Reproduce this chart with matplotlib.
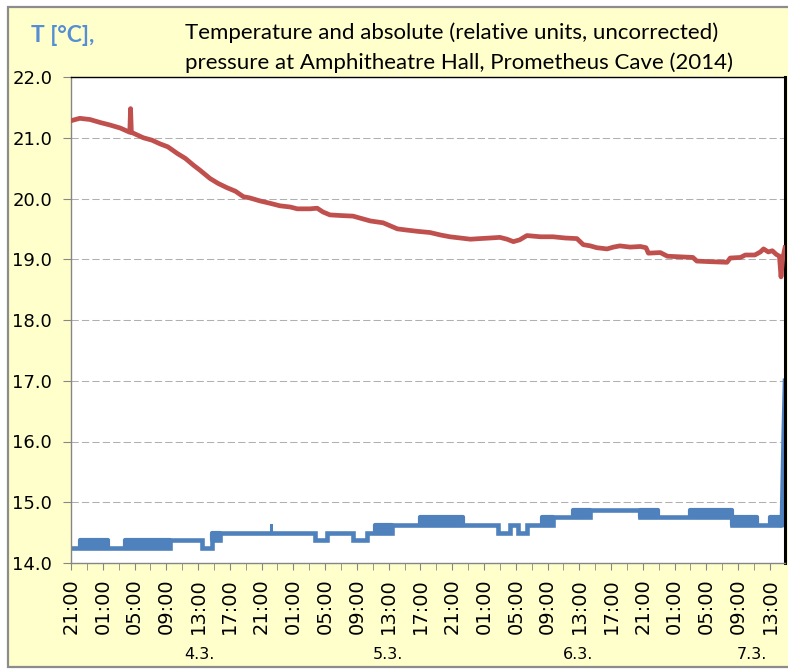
import matplotlib
matplotlib.use("Agg")
import matplotlib.pyplot as plt
from matplotlib.patches import Rectangle
import numpy as np

# ------------------ DATA (hours since 3.3.2014 21:00) ------------------
red_t = [0.0, 1.1, 2.4, 3.7, 4.9, 6.2, 7.4, 7.5, 7.6, 9.1, 10.2, 11.2, 12.2, 13.4,
         14.4, 15.4, 16.2, 17.5, 18.5, 19.6, 20.7, 21.7, 22.5, 23.8, 25.1, 26.3,
         27.6, 28.5, 30.1, 31.0, 31.7, 32.6, 33.9, 35.5, 36.6, 37.7, 39.3, 40.2,
         41.1, 42.3, 43.6, 45.2, 46.5, 47.7, 49.0, 50.3, 51.5, 52.8, 54.0, 54.9,
         55.7, 56.5, 57.4, 59.1, 60.7, 62.2, 63.7, 64.5, 65.4, 66.2, 67.5, 68.3,
         69.1, 70.4, 71.7, 72.4, 72.7, 74.2, 75.1, 76.7, 78.3, 78.8, 80.5, 82.6,
         83.0, 84.3, 84.9, 86.1, 86.8, 87.2, 87.8, 88.3, 88.8, 89.2, 89.4, 89.6, 89.9]
red_v = [21.28, 21.32, 21.30, 21.25, 21.21, 21.16, 21.09, 21.48, 21.09, 21.00, 20.96,
         20.90, 20.85, 20.74, 20.66, 20.55, 20.47, 20.33, 20.25, 20.18, 20.12, 20.03,
         20.01, 19.96, 19.92, 19.88, 19.86, 19.83, 19.83, 19.84, 19.78, 19.73, 19.72,
         19.71, 19.67, 19.63, 19.60, 19.55, 19.50, 19.48, 19.46, 19.44, 19.40, 19.37,
         19.35, 19.33, 19.34, 19.35, 19.36, 19.33, 19.29, 19.32, 19.39, 19.37, 19.37,
         19.35, 19.34, 19.24, 19.22, 19.19, 19.17, 19.20, 19.22, 19.20, 19.21, 19.19,
         19.10, 19.11, 19.05, 19.04, 19.03, 18.97, 18.96, 18.95, 19.02, 19.03, 19.07,
         19.07, 19.12, 19.17, 19.12, 19.14, 19.08, 19.05, 18.71, 19.00, 19.19]

# blue series: steps (value holds until next time)
blue_t = [0.0, 12.5, 16.5, 17.8, 18.8, 30.7, 32.2, 35.5, 37.3, 40.4, 53.8, 55.3,
          56.3, 57.4, 60.7, 65.4, 71.7, 73.9, 83.2, 89.5]
blue_v = [14.25, 14.375, 14.25, 14.375, 14.5, 14.375, 14.5, 14.375, 14.5, 14.625,
          14.5, 14.625, 14.5, 14.625, 14.75, 14.875, 14.75, 14.75, 14.625, 14.625]
blue_end_t = [89.75, 89.9]
blue_end_v = [16.2, 17.0]

# periods where the reading flickers between two levels
flick_start = [1.1, 6.8, 17.8, 38.3, 44.0, 59.3, 63.2, 71.7, 78.0, 83.2, 85.0, 88.0]
flick_end = [4.6, 12.5, 18.8, 40.4, 49.4, 60.7, 65.4, 73.9, 83.2, 84.9, 86.4, 89.5]
flick_lo = [14.25, 14.25, 14.375, 14.5, 14.625, 14.625, 14.75, 14.75, 14.75, 14.625, 14.625, 14.625]
flick_hi = [14.375, 14.375, 14.5, 14.625, 14.75, 14.75, 14.875, 14.875, 14.875, 14.75, 14.75, 14.75]

spike_t = [25.2, 25.2]
spike_v = [14.5, 14.625]

hour_labels = ["21:00", "01:00", "05:00", "09:00", "13:00", "17:00",
               "21:00", "01:00", "05:00", "09:00", "13:00", "17:00",
               "21:00", "01:00", "05:00", "09:00", "13:00", "17:00",
               "21:00", "01:00", "05:00", "09:00", "13:00"]
day_labels = ["4.3.", "5.3.", "6.3.", "7.3."]
day_pos = [16.2, 39.9, 63.9, 85.8]

RED = "#C0504D"
BLUE = "#4F81BD"

W, H = 788, 669
fig = plt.figure(figsize=(W / 100, H / 100), dpi=100, facecolor="white")
fig.patches.append(Rectangle((8 / W, 2 / H), 1.0, 660 / H, transform=fig.transFigure,
                             facecolor="#FFFFCC", edgecolor="#8C8C8C", lw=1.6, zorder=-10))

ax = fig.add_axes([71 / W, 1 - 563 / H, (785 - 71) / W, (563 - 77) / H])
ax.set_facecolor("white")

ax.set_ylim(14, 22)
ax.set_xlim(0, 89.9)
ax.set_yticks(np.arange(14, 22.01, 1.0))
ax.set_yticklabels([f"{v:.1f}" for v in np.arange(14, 22.01, 1.0)])
for yv in range(15, 22):
    ax.axhline(yv, color="#B0B0B0", lw=0.75, dashes=(7, 3), zorder=0)

# blue (step) series
ax.plot(blue_t, blue_v, drawstyle="steps-post", color=BLUE, lw=3.3,
        solid_joinstyle="miter", solid_capstyle="butt", zorder=2)
ax.plot([blue_t[-1]] + blue_end_t, [blue_v[-1]] + blue_end_v, color=BLUE, lw=3.3, zorder=2)
for s, e, lo, hi in zip(flick_start, flick_end, flick_lo, flick_hi):
    ax.fill_between([s, e], [lo, lo], [hi, hi], facecolor=BLUE, edgecolor=BLUE, lw=3.0, zorder=2)
ax.plot(spike_t, spike_v, color=BLUE, lw=2.2, zorder=2)

# red series
ax.plot(red_t, red_v, color=RED, lw=3.4, solid_joinstyle="round", zorder=3)

ax.set_xticks(np.arange(0, 89, 4))
ax.set_xticks(np.arange(0, 89.9, 2), minor=True)
ax.set_xticklabels(hour_labels, rotation=90, fontsize=14, family="DejaVu Sans")
ax.tick_params(axis="x", which="both", direction="out", length=5, color="#868686", pad=6)
ax.tick_params(axis="y", direction="out", length=5.5, color="#868686", pad=8, labelsize=13)

for side in ["left", "bottom"]:
    ax.spines[side].set_color("#868686")
    ax.spines[side].set_linewidth(1.0)
ax.spines["top"].set_color("black")
ax.spines["top"].set_linewidth(1.0)
ax.spines["right"].set_color("black")
ax.spines["right"].set_linewidth(2.2)

for lab, pos in zip(day_labels, day_pos):
    ax.text(pos, -0.188, lab, transform=ax.get_xaxis_transform(), ha="center", va="center",
            fontsize=11.5, family="DejaVu Sans")

fig.text(31 / W, 1 - 35 / H, "T [°C],", color="#558ED5", fontsize=16.5, fontweight="bold",
         family="Lato", ha="left", va="center")
fig.text(185 / W, 1 - 33 / H, "Temperature and absolute (relative units, uncorrected)",
         fontsize=16, family="Lato", ha="left", va="center")
fig.text(185 / W, 1 - 63 / H, "pressure at Amphitheatre Hall, Prometheus Cave (2014)",
         fontsize=16, family="Lato", ha="left", va="center")

fig.savefig("out.png", dpi=100, facecolor=fig.get_facecolor())
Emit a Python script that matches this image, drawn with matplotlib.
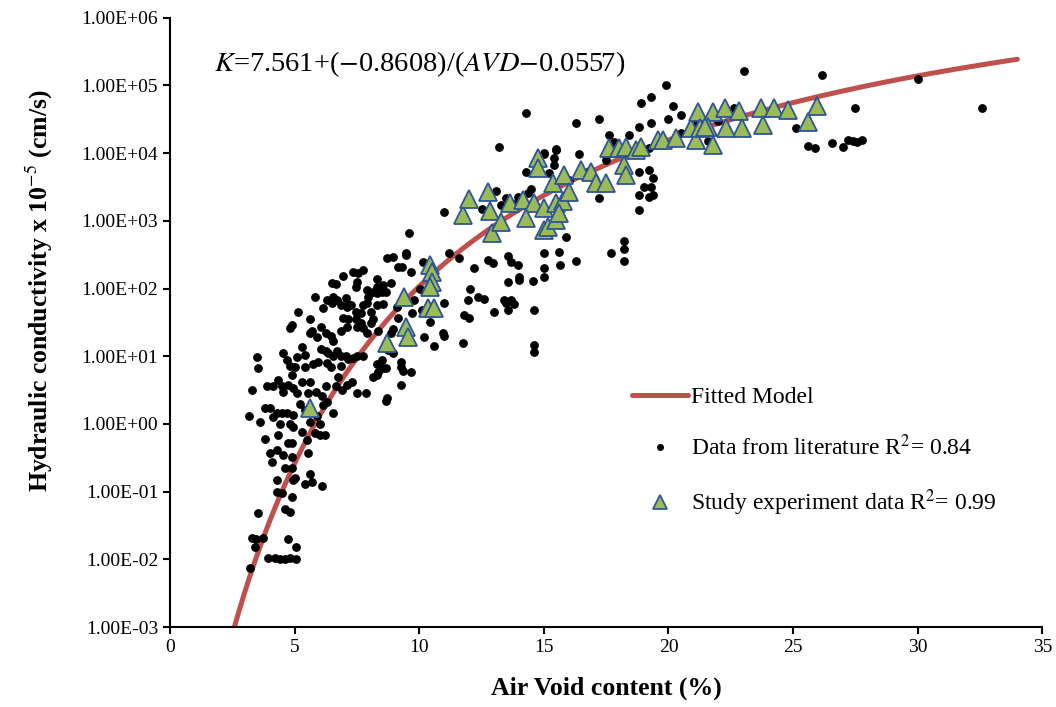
import numpy as np
import matplotlib
matplotlib.use("Agg")
import matplotlib.pyplot as plt
from matplotlib.ticker import FixedLocator, FixedFormatter

# literature data (air voids %, K x 1e-5 cm/s)
lit_avd = [
    3.22, 3.3, 3.45, 3.74, 3.42, 4.75, 5.07, 3.95, 4.2, 4.4, 4.6, 4.8, 5.05,
    3.55, 4.6, 4.8, 4.3, 4.5, 4.9, 4.3, 4.95, 5.7, 6.1, 5.4,
    4.6, 4.9, 5.0, 5.6, 4.9, 4.0, 4.3, 4.55, 4.1, 5.55,
    3.8, 4.35, 4.75, 4.9, 5.5, 5.3, 5.8, 6.0, 6.2,
    4.8, 4.95, 4.4, 4.15, 4.3, 4.5, 4.7, 4.95,
    3.6, 3.15, 3.8, 4.0, 5.6, 6.0, 6.55, 6.15, 6.3, 8.65,
    3.3, 3.5, 3.55, 3.9, 4.15, 4.35, 4.5, 4.55, 4.75, 4.95, 5.1, 5.3, 5.6, 5.55,
    4.55, 4.7, 4.8, 5.0, 4.9, 5.4, 5.75, 5.3,
    4.8, 4.9, 5.15, 5.6, 5.7, 5.8, 6.15,
    6.3, 6.5, 6.55, 6.7, 6.85, 7.05, 7.15,
    6.5, 6.65, 6.95, 7.35, 7.55, 7.75, 7.5, 7.45,
    7.9, 8.15, 8.3, 8.3, 8.5, 8.7, 8.95, 9.15, 9.45,
    5.9, 6.25, 6.45, 6.55, 6.85, 7.1,
    6.05, 6.25, 6.35, 6.55, 6.7, 6.85, 7.05, 7.15, 7.35, 7.5, 7.75,
    6.45, 6.85, 6.25, 6.65, 6.9, 7.1, 7.3, 6.75, 7.5, 7.85,
    8.15, 8.35, 8.55, 9.25, 8.7,
    5.6, 6.05, 5.1, 5.4, 5.95, 6.3,
    6.95, 7.15, 7.45, 7.65, 7.75, 7.5, 7.9,
    7.1, 7.25, 7.75, 7.9, 8.05, 8.15, 8.35,
    7.45, 7.65, 8.05, 8.3, 8.55, 7.95, 8.3, 8.65, 8.55, 8.85,
    9.1, 9.15, 8.85, 8.95,
    8.3, 8.5, 8.65, 8.3, 8.75, 8.95, 9.25, 9.35,
    5.2, 5.4, 5.9, 6.1, 5.85,
    11.0, 9.6, 9.45, 10.15, 9.3, 9.65, 11.2, 11.6, 12.2, 12.75, 12.95,
    13.55, 13.7, 13.95, 13.55, 14.0, 14.0, 14.55, 15.0, 15.0, 15.0,
    15.6, 15.65, 16.3,
    12.05, 12.35, 11.95, 12.6, 13.4, 13.7, 13.8, 13.5, 13.0, 13.55,
    11.8, 12.0, 14.6, 11.0, 10.45, 10.95, 11.0, 10.2, 10.6, 11.75,
    14.6, 14.6, 9.65, 9.25, 10.05, 9.8, 9.7, 10.1,
    15.9, 17.7, 18.2, 18.2, 18.2,
    19.9, 18.9, 19.3, 20.2, 20.5, 16.3, 17.2, 18.8, 19.3, 20.0,
    17.6, 17.8, 18.4, 15.5, 15.4, 15.4, 16.4, 15.0, 19.2,
    18.8, 19.2, 19.4, 19.0, 19.3, 18.8, 19.2, 19.4, 18.8, 17.2,
    14.3, 13.2, 15.0, 15.5, 14.3, 13.1, 13.5, 13.3, 13.95, 14.35,
    23.05, 26.15, 30.0, 32.6, 27.5, 25.1, 25.6, 25.9, 26.55, 27.0,
    27.2, 27.4, 27.75, 27.55, 22.65, 21.6,
    12.5, 13.8, 14.5, 15.2, 16.0, 16.8, 17.5, 20.5, 21.0, 22.0,
]
lit_k = [
    0.0074, 0.021, 0.02, 0.021, 0.015, 0.02, 0.015, 0.0105, 0.0105, 0.01, 0.01, 0.0105, 0.01,
    0.048, 0.055, 0.05, 0.1, 0.095, 0.083, 0.15, 0.15, 0.14, 0.12, 0.13,
    0.22, 0.22, 0.16, 0.18, 0.32, 0.37, 0.41, 0.35, 0.27, 0.37,
    0.61, 0.68, 0.53, 0.52, 0.57, 0.76, 0.73, 0.68, 0.68,
    1.0, 0.9, 1.0, 1.27, 1.45, 1.45, 1.45, 1.35,
    1.06, 1.3, 1.7, 1.75, 1.06, 1.0, 1.45, 1.9, 2.1, 2.2,
    3.2, 9.8, 6.8, 3.6, 3.6, 4.4, 3.6, 3.0, 3.8, 3.4, 2.9, 4.1, 4.1, 2.9,
    11, 8.8, 7.3, 6.9, 5.2, 6.9, 7.8, 13.5,
    26, 29, 45, 35, 24, 75, 51,
    67, 62, 75, 67, 57, 72, 60,
    120, 115, 155, 175, 170, 190, 125, 105,
    95, 90, 105, 140, 90, 280, 290, 210, 310,
    19, 22, 20, 17, 24, 27,
    13, 12, 11, 10, 12, 10, 10, 9, 9.5, 10, 10,
    6.9, 7.3, 3.6, 3.6, 3.2, 3.8, 4.1, 5.0, 2.9, 2.9,
    5.0, 5.8, 6.6, 3.8, 2.4,
    22, 27, 9.8, 10.5, 8.1, 8.0,
    37, 35, 36, 31, 26, 27, 22,
    53, 57, 57, 62, 31, 35, 24,
    45, 44, 45, 57, 60, 75, 85, 88, 112, 120,
    53, 37, 22, 25,
    7.8, 8.8, 6.6, 5.2, 12.5, 11, 6.9, 6.0,
    2.0, 1.6, 1.3, 2.6, 3.0,
    1350, 660, 330, 245, 210, 175, 330, 280, 200, 260, 240,
    300, 245, 225, 126, 148, 135, 130, 200, 148, 330,
    345, 225, 255,
    100, 74, 68, 71, 68, 68, 60, 62, 45, 48,
    41, 37, 48, 62, 32, 22, 20, 19, 14, 15.5,
    14.7, 11.5, 5.9, 8.1, 100, 68, 44, 48,
    575, 330, 500, 380, 255,
    100000, 55000, 68000, 50000, 37000, 27500, 32000, 24500, 27500, 32000,
    18600, 14400, 18600, 11400, 8500, 6600, 9800, 9800, 12000,
    5200, 5600, 4250, 3160, 3160, 2400, 2240, 2400, 1440, 2200,
    39000, 12300, 10000, 11000, 5200, 2800, 2200, 1700, 2240, 2570,
    163000, 141000, 124000, 47000, 47000, 23500, 12600, 12000, 14100, 12300,
    15600, 15000, 15600, 14500, 47000, 15000,
    1500, 1800, 3000, 5000, 4000, 5500, 8000, 20000, 28000, 30000,
]

# study experiment data
exp_avd = [
    5.6, 8.7, 9.4, 9.45, 9.55, 10.45, 10.5, 10.5, 10.45, 10.35, 10.6,
    11.75, 12.0, 12.75, 12.85, 12.9, 13.3, 13.65, 14.15, 14.6, 14.3,
    15.0, 15.15, 15.5, 15.0, 15.5, 15.75,
    14.75, 14.75, 15.35, 15.8, 16.0, 15.6,
    16.5, 16.9, 17.1, 17.5,
    17.6, 18.0, 18.3, 18.7, 18.9, 18.2, 18.3,
    19.6, 19.8, 20.3,
    20.9, 21.2, 21.8, 21.1, 21.8, 21.25, 21.6,
    22.25, 22.85, 23.7, 24.25, 24.8, 25.95, 25.6, 23.8, 22.95, 22.3, 21.45,
]
exp_k = [
    1.7, 15.6, 75, 27, 19, 224, 175, 125, 105, 51, 51,
    1200, 2100, 2700, 1400, 660, 960, 1850, 2000, 1850, 1100,
    720, 810, 1020, 1550, 1850, 1950,
    8500, 6000, 3600, 4800, 2700, 1300,
    5600, 5200, 3600, 3600,
    12000, 12000, 12300, 11200, 12300, 6600, 4800,
    15600, 15600, 16600,
    23600, 40500, 40500, 15600, 13200, 23600, 24500,
    47000, 42000, 47000, 47000, 43500, 50000, 29000, 26000, 23600, 23600, 24500,
]

# fitted model: log10(K) = a + b / (AVD/100 - c)
a, b, c = 7.561, -0.8608, -0.0557

plt.rcParams['font.family'] = ['Liberation Serif', 'DejaVu Serif']
plt.rcParams['mathtext.fontset'] = 'stix'

fig = plt.figure(figsize=(10.56, 7.07), dpi=100)
ax = fig.add_axes([0.161, 0.113, 0.826, 0.862])

xs = np.linspace(2.55, 34, 300)
ax.plot(xs, 10 ** (a + b / (xs / 100 - c)), color='#C0504D', lw=3.6,
        solid_capstyle='round', label='Fitted Model', zorder=1)
ax.plot(lit_avd, lit_k, 'o', color='black', ms=5.3, ls='none',
        label='Data from literature R$^2$= 0.84', zorder=2)
ax.plot(exp_avd, exp_k, '^', mfc='#9BBB59', mec='#2F5597', mew=1.3, ms=13.5,
        ls='none', label='Study experiment data R$^2$= 0.99', zorder=3)

ax.set_yscale('log')
ax.set_xlim(0, 35)
ax.set_ylim(1e-3, 1e6)
ax.set_xticks(range(0, 36, 5))
ticks = [10.0 ** e for e in range(-3, 7)]
ax.yaxis.set_major_locator(FixedLocator(ticks))
ax.yaxis.set_major_formatter(FixedFormatter(
    ['1.00E%+03d' % e if e >= 0 else '1.00E-%02d' % -e for e in range(-3, 7)]))
ax.yaxis.set_minor_locator(FixedLocator([]))
ax.tick_params(labelsize=14, length=5, width=1.5, direction='out')
for s in ['top', 'right']:
    ax.spines[s].set_visible(False)
for s in ['left', 'bottom']:
    ax.spines[s].set_linewidth(1.5)

ax.set_xlabel('Air Void content (%)', fontsize=18.5, fontweight='bold', labelpad=15)
ax.set_ylabel('Hydraulic conductivity x 10$^{-5}$ (cm/s)', fontsize=18.5,
              fontweight='bold')
ax.yaxis.set_label_coords(-0.132, 0.552)

fig.text(0.203, 0.9, r'$K$=7.561+($-$0.8608)/($AVD$$-$0.0557)', fontsize=20.5)

leg = ax.legend(loc='upper left', bbox_to_anchor=(0.505, 0.43), frameon=False,
                fontsize=17, labelspacing=1.15, handlelength=2.4,
                handletextpad=0.1, markerscale=0.7)
leg.legend_handles[1].set_markersize(4)

fig.savefig('out.png', dpi=100)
....
Give back exactly the lines from the top of the records to the line containing "18.71, 19.00, 19.19]", both included, and no pictures.

Reproduce this chart with matplotlib.
import matplotlib
matplotlib.use("Agg")
import matplotlib.pyplot as plt
from matplotlib.patches import Rectangle
import numpy as np

# ------------------ DATA (hours since 3.3.2014 21:00) ------------------
red_t = [0.0, 1.1, 2.4, 3.7, 4.9, 6.2, 7.4, 7.5, 7.6, 9.1, 10.2, 11.2, 12.2, 13.4,
         14.4, 15.4, 16.2, 17.5, 18.5, 19.6, 20.7, 21.7, 22.5, 23.8, 25.1, 26.3,
         27.6, 28.5, 30.1, 31.0, 31.7, 32.6, 33.9, 35.5, 36.6, 37.7, 39.3, 40.2,
         41.1, 42.3, 43.6, 45.2, 46.5, 47.7, 49.0, 50.3, 51.5, 52.8, 54.0, 54.9,
         55.7, 56.5, 57.4, 59.1, 60.7, 62.2, 63.7, 64.5, 65.4, 66.2, 67.5, 68.3,
         69.1, 70.4, 71.7, 72.4, 72.7, 74.2, 75.1, 76.7, 78.3, 78.8, 80.5, 82.6,
         83.0, 84.3, 84.9, 86.1, 86.8, 87.2, 87.8, 88.3, 88.8, 89.2, 89.4, 89.6, 89.9]
red_v = [21.28, 21.32, 21.30, 21.25, 21.21, 21.16, 21.09, 21.48, 21.09, 21.00, 20.96,
         20.90, 20.85, 20.74, 20.66, 20.55, 20.47, 20.33, 20.25, 20.18, 20.12, 20.03,
         20.01, 19.96, 19.92, 19.88, 19.86, 19.83, 19.83, 19.84, 19.78, 19.73, 19.72,
         19.71, 19.67, 19.63, 19.60, 19.55, 19.50, 19.48, 19.46, 19.44, 19.40, 19.37,
         19.35, 19.33, 19.34, 19.35, 19.36, 19.33, 19.29, 19.32, 19.39, 19.37, 19.37,
         19.35, 19.34, 19.24, 19.22, 19.19, 19.17, 19.20, 19.22, 19.20, 19.21, 19.19,
         19.10, 19.11, 19.05, 19.04, 19.03, 18.97, 18.96, 18.95, 19.02, 19.03, 19.07,
         19.07, 19.12, 19.17, 19.12, 19.14, 19.08, 19.05, 18.71, 19.00, 19.19]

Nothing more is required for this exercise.